start
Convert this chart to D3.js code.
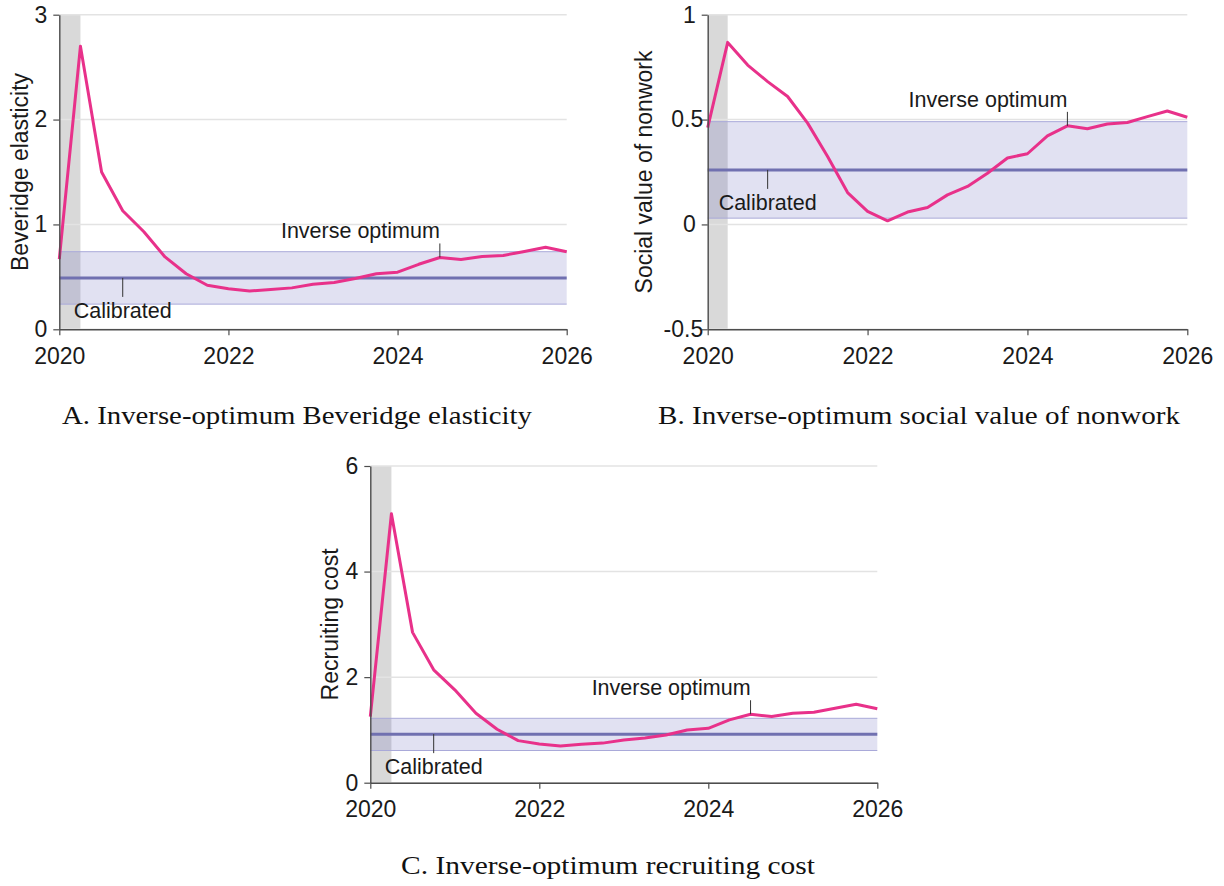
end
start
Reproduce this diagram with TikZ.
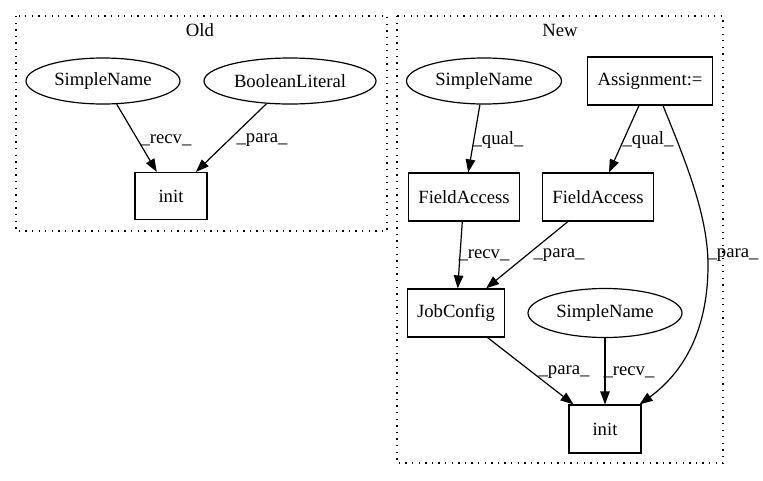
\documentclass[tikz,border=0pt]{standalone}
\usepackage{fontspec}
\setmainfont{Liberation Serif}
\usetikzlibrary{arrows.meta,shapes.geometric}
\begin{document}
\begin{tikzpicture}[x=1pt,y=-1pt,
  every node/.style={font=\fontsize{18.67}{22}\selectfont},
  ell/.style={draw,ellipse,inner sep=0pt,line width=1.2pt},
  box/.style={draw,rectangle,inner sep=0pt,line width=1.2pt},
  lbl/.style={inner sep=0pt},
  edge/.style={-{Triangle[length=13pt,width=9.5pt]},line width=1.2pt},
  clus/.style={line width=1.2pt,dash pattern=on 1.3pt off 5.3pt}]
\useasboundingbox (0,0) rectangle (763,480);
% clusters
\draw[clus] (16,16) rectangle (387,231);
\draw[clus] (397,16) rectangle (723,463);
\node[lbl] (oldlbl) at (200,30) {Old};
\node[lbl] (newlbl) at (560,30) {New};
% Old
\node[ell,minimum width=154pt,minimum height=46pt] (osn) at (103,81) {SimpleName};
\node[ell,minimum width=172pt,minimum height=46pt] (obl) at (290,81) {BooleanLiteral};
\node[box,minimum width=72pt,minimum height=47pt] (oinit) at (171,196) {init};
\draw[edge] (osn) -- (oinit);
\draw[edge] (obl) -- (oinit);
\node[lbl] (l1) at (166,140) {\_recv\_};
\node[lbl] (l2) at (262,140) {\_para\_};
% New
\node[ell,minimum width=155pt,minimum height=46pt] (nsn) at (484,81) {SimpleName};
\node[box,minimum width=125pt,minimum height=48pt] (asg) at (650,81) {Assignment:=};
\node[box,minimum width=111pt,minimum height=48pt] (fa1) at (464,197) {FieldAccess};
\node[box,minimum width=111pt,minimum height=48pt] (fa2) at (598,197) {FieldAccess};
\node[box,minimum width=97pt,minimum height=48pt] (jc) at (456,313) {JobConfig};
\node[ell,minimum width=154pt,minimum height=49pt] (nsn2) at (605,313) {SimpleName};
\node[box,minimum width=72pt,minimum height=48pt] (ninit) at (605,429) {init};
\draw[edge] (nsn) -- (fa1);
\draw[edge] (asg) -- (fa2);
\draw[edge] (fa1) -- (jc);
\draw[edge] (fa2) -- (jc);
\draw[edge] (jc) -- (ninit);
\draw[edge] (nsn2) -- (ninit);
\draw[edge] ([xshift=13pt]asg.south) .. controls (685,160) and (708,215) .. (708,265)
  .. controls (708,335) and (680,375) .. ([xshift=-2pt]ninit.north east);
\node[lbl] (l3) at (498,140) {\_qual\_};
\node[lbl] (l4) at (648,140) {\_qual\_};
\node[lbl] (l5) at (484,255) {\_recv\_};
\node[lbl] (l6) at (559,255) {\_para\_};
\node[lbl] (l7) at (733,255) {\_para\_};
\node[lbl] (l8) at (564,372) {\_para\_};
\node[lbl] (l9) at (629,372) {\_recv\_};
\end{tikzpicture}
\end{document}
end
_Problem requirements_.
Using the material above, work out how many lines contain the string "this". Give that number alone.

_Complete response_.
2